Historically, Akamai and network operators have been great pals. Akamai’s edge servers, that were installed within a ISP’s network, helped operators reduce their bandwidth costs as content could be cached at the edge and closest to the user, reducing the need to re-transmit data every time a user sent a request. Not only did this help enhance user experience but also avoided clogging of networks and saved valuable bandwidth for the carriers. Akamai, for its part, would get access to millions of subscribers and free network bandwidth.
However, over time, carriers have realized that since they own the network, they could develop CDNs of their own and monetize every bit of the huge video traffic that ply through their pipes. Network operators have started working on setting CDN federation standards that will allow them to collaborate and connect their CDN networks. A number of carriers around the world have already started building out their own CDNs, including Verizon and AT&T.  
Akamai has long resisted entering the licensed CDN (LCDN) market because this makes it easier for telecom carriers to compete effectively with itself for content providers. However, with ISPs increasingly getting serious about their CDN ambitions, Akamai found its value within the carrier networks in danger. Moreover, smaller competitors such as Limelight and Edgecast have been providing similar carrier-based products for resale. So it wouldn’t have been long before Akamai found itself competing with the big telcos for market share with hardly any leverage on the carriers.
Akamai Addressing Changing Market Dynamics
It will be tough for any carrier to build out a full-scale CDN that will address all its needs to the extent that Akamai becomes redundant any time soon. But all indications show that the market may be headed in that direction in the long term.
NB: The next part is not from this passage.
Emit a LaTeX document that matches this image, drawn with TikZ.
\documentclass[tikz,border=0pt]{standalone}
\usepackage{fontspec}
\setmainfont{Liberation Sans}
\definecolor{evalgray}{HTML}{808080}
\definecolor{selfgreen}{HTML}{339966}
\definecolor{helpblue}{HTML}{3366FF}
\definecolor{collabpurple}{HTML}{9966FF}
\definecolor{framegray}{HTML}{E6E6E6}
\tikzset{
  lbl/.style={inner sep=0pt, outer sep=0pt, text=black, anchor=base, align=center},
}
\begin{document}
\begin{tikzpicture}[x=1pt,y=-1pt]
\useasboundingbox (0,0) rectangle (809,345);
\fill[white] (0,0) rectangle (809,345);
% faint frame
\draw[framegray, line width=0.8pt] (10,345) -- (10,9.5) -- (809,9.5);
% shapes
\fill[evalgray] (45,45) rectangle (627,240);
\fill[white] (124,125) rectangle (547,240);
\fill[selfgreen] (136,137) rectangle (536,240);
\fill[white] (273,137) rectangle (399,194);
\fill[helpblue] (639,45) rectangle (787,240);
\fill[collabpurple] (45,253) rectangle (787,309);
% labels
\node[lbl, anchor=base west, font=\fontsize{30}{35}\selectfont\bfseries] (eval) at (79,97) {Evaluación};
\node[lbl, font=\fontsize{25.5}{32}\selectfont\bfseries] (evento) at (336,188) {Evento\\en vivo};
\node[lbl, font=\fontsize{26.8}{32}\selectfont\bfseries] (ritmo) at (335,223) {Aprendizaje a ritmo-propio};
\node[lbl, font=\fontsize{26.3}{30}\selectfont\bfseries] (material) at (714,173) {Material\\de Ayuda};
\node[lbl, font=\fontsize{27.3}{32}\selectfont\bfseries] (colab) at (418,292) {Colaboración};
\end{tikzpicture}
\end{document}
Carriers are increasingly looking to control the content that flies through their pipes and building out a CDN is a means to an end.
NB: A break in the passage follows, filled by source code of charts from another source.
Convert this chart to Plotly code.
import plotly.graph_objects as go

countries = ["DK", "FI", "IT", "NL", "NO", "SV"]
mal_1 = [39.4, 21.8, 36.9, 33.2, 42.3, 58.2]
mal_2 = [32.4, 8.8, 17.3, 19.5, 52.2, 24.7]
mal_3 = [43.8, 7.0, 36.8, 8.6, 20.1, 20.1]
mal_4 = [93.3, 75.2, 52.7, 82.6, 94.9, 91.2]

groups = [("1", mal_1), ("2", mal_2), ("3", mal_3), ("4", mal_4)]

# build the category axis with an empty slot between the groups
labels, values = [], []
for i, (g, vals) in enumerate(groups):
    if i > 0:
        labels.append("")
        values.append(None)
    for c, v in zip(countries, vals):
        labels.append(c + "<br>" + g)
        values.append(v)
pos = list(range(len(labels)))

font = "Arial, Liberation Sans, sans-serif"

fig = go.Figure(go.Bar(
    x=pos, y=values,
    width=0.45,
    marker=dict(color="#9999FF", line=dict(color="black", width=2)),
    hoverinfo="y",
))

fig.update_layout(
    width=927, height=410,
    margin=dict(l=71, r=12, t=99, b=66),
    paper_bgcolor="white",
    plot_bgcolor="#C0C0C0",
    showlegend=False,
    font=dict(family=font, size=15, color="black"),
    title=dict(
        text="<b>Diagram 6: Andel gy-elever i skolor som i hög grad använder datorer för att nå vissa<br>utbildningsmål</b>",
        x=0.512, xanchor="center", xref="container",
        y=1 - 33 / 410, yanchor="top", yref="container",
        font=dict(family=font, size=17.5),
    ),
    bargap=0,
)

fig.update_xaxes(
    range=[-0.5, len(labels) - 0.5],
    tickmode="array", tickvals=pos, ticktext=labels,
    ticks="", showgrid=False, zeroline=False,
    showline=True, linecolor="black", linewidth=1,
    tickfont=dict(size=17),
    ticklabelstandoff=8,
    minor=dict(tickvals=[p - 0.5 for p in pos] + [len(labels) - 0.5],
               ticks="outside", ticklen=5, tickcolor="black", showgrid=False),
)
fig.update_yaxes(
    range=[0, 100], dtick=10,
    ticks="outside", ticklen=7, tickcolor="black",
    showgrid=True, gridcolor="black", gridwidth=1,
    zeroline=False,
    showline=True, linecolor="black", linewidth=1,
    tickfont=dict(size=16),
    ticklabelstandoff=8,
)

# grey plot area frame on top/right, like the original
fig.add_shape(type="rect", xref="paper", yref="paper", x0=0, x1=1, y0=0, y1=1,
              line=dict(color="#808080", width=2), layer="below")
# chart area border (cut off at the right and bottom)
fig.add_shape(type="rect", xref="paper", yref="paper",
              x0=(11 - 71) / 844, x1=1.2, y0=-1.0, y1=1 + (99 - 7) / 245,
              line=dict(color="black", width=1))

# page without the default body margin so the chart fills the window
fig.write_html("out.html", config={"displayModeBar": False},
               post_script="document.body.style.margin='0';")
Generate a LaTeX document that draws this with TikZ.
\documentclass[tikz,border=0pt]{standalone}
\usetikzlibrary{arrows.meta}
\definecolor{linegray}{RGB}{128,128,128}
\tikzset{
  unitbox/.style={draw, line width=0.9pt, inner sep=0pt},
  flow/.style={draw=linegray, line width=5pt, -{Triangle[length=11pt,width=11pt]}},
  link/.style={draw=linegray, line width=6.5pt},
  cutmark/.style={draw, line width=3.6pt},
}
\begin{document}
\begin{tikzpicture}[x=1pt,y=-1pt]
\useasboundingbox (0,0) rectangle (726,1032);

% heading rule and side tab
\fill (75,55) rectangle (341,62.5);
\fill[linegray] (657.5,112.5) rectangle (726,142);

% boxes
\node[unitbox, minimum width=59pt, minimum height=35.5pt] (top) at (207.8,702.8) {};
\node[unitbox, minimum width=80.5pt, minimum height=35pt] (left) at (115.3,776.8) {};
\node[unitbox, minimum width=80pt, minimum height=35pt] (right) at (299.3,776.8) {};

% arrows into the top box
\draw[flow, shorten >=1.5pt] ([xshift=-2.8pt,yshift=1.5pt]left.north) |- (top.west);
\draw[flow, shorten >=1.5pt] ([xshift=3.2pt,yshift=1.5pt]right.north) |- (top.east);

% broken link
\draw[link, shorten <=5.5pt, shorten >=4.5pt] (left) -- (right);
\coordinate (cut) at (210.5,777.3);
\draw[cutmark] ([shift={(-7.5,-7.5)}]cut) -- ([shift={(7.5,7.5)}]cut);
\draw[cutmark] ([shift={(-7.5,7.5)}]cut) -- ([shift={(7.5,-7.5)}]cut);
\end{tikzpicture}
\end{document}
Verizon recently announced that it will launch its own streaming service in partnership with Redbox, and we expect other telecom providers to follow suit. (see Verizon’s Christmas Launch Of Redbox Instant Will Drive Data Usage) With their own CDNs, carriers such as Verizon will have a greater say in the content deals they need to sign for their streaming services. That could spell doom for Akamai, which relies on business deals with content providers to cache their content close to the users.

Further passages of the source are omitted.